The Landmark Governance Decision

On September 14, Polkadot’s community made a decisive move by passing the “Wish for Change” proposal, establishing a hard cap of 2.1 billion DOT tokens. This represents a fundamental shift from the network’s previous open-ended issuance model, which had been generating approximately 120 million new tokens annually. The decision, confirmed via the team’s official X account, marks one of the most significant tokenomics changes in Polkadot’s history and reflects a growing trend among blockchain projects to move away from perpetual inflation models.

Currently, approximately 1.6 billion DOT tokens are in circulation, meaning that roughly 76% of the eventual total supply has already been minted. This leaves only 500 million tokens remaining for future issuance, creating a framework of increasing scarcity over time. The move is designed to stabilize Polkadot’s long-term economic design by winding down inflation as a primary funding mechanism, a shift that aligns with broader industry movements toward more sustainable economic models.

New Inflation Framework and Long-Term Projections

The new tokenomics framework introduces a carefully structured, stepped-down inflation schedule set to begin on March 14, 2026. Under this revised model, token issuance will taper over a two-year adjustment period, with the proposal outlining three distinct schedules for reducing inflationary pressure. One option immediately cuts emissions by more than half before gradually easing off, while another applies sharper early reductions followed by a more gradual decline extending through the next century.

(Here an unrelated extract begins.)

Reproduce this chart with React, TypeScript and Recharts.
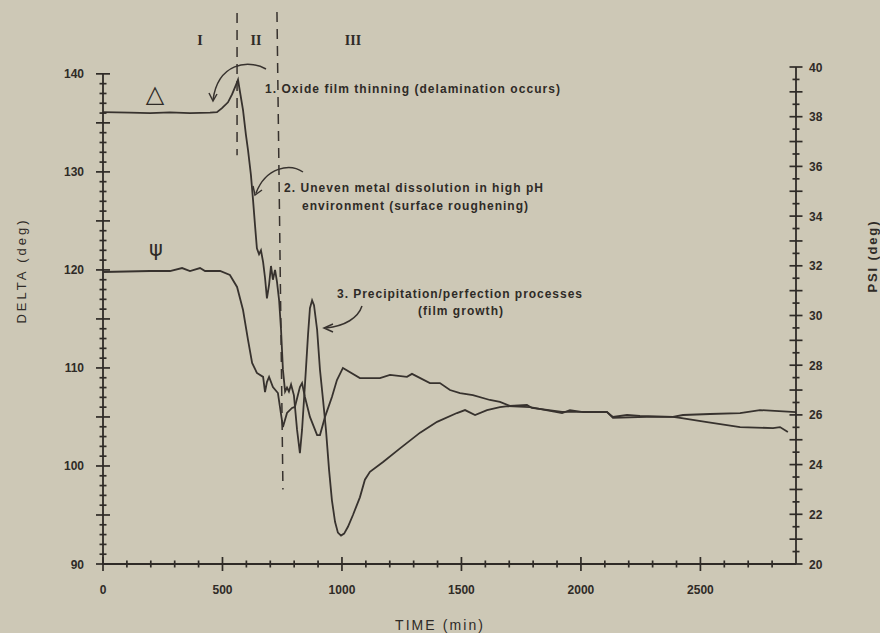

According to Polkadot’s projections, the network expects to have approximately 1.91 billion DOT in circulation by 2040—a figure significantly below the 3.4 billion that would have been projected under the old system. The final cap of 2.1 billion tokens is expected to be reached around the year 2160, creating a 136-year transition period that allows for gradual adjustment rather than abrupt change. This long-term perspective demonstrates Polkadot’s commitment to sustainable economic planning rather than short-term market reactions.

Market Reaction and Broader Ecosystem Context

Despite the fundamentally positive nature of the tokenomics overhaul, market reaction has been decidedly negative in the short term. At press time, DOT was trading at approximately $4.20, marking a fresh 24-hour decline of nearly 5%. This drop compounds a broader downturn that has seen the asset lose about 34% of its value since the start of the year, underperforming many other major cryptocurrencies during the same period.

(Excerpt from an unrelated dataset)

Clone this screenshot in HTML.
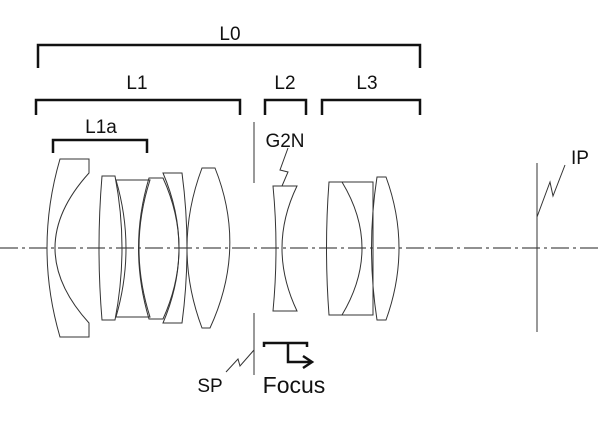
<!DOCTYPE html>
<html><head><meta charset="utf-8"><style>html,body{margin:0;padding:0;background:#fff}svg{display:block}</style></head>
<body>
<svg width="600" height="423" viewBox="0 0 600 423" xmlns="http://www.w3.org/2000/svg" font-family="'Liberation Sans', sans-serif">
<rect width="600" height="423" fill="#fff"/>
<line x1="0" y1="248" x2="600" y2="248" stroke="#222" stroke-width="1" stroke-dasharray="18,4,3,4"/>
<g fill="none" stroke="#111" stroke-width="2.5">
<path d="M38,68 V45 H420 V68"/>
<path d="M36,115 V100 H240 V115"/>
<path d="M265,115 V100 H306 V115"/>
<path d="M322,115 V100 H420 V115"/>
<path d="M53,153 V140 H147 V153"/>
<path d="M264,347 V343 H307 V347"/>
<path d="M288,343 V362 H310"/>
<path d="M303,356 L312,362 L303,368"/>
</g>
<g font-size="19" fill="#111" text-anchor="middle">
<text x="230" y="40">L0</text>
<text x="137" y="89">L1</text>
<text x="285" y="89">L2</text>
<text x="367" y="89">L3</text>
<text x="101" y="133">L1a</text>
<text x="285" y="147">G2N</text>
<text x="210" y="392">SP</text>
<text x="580" y="164">IP</text>
<text x="294" y="393" font-size="23">Focus</text>
</g>
<g fill="none" stroke="#333" stroke-width="1">
<line x1="254" y1="122" x2="254" y2="183"/>
<line x1="254" y1="313" x2="254" y2="375"/>
<path d="M226,372 L238,359 L240,366 L254,350"/>
<line x1="537" y1="163" x2="537" y2="332"/>
<path d="M537,217 L550,182 L553,196 L565,165"/>
<path d="M288,148 L280,170 L288,172 L282,186"/>
<path d="M60,159 H89 V173 Q21,248 89,323 V337 H60 Q34,248 60,159 Z"/>
<path d="M102,176 H115 Q129,248 115,320 H102 Q96,248 102,176 Z"/>
<path d="M116,180 H150 Q128,248 150,317 H116 Q136,248 116,180 Z"/>
<path d="M149,178 H163 Q195,248 163,319 H149 Q128,248 149,178 Z"/>
<path d="M163,173 H182 Q192,248 182,323 H163 Q195,248 163,173 Z"/>
<path d="M202,168 H215 Q247,248 210,328 H202 Q172,248 202,168 Z"/>
<path d="M273,186 H297 Q267,248 297,311 H273 Q279,248 273,186 Z"/>
<path d="M329,182 H373 V315 H329 Q324,248 329,182 Z"/>
<path d="M342,182 Q382,248 342,315"/>
<path d="M377,177 H386 Q412,248 386,320 H377 Q366,248 377,177 Z"/>
</g>
</svg>
</body></html>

The governance overhaul coincides with several other significant developments within the Polkadot ecosystem. The return of co-founder Gavin Wood as CEO of Parity Technologies, the blockchain network’s primary development arm, signals a renewed focus on technical development and strategic direction. Additionally, initiatives such as the Polkadot Capital Group aim to bridge traditional finance with blockchain technology, representing broader efforts to strengthen Polkadot’s position against competitors like Ethereum.

The disconnect between fundamental improvements and market performance highlights the complex dynamics of cryptocurrency valuation, where short-term sentiment often outweighs long-term structural changes. While the supply cap represents a clear move toward scarcity—traditionally a bullish signal in both traditional and crypto markets—broader market conditions, investor sentiment, and macroeconomic factors continue to exert significant influence on DOT’s price action in the near term.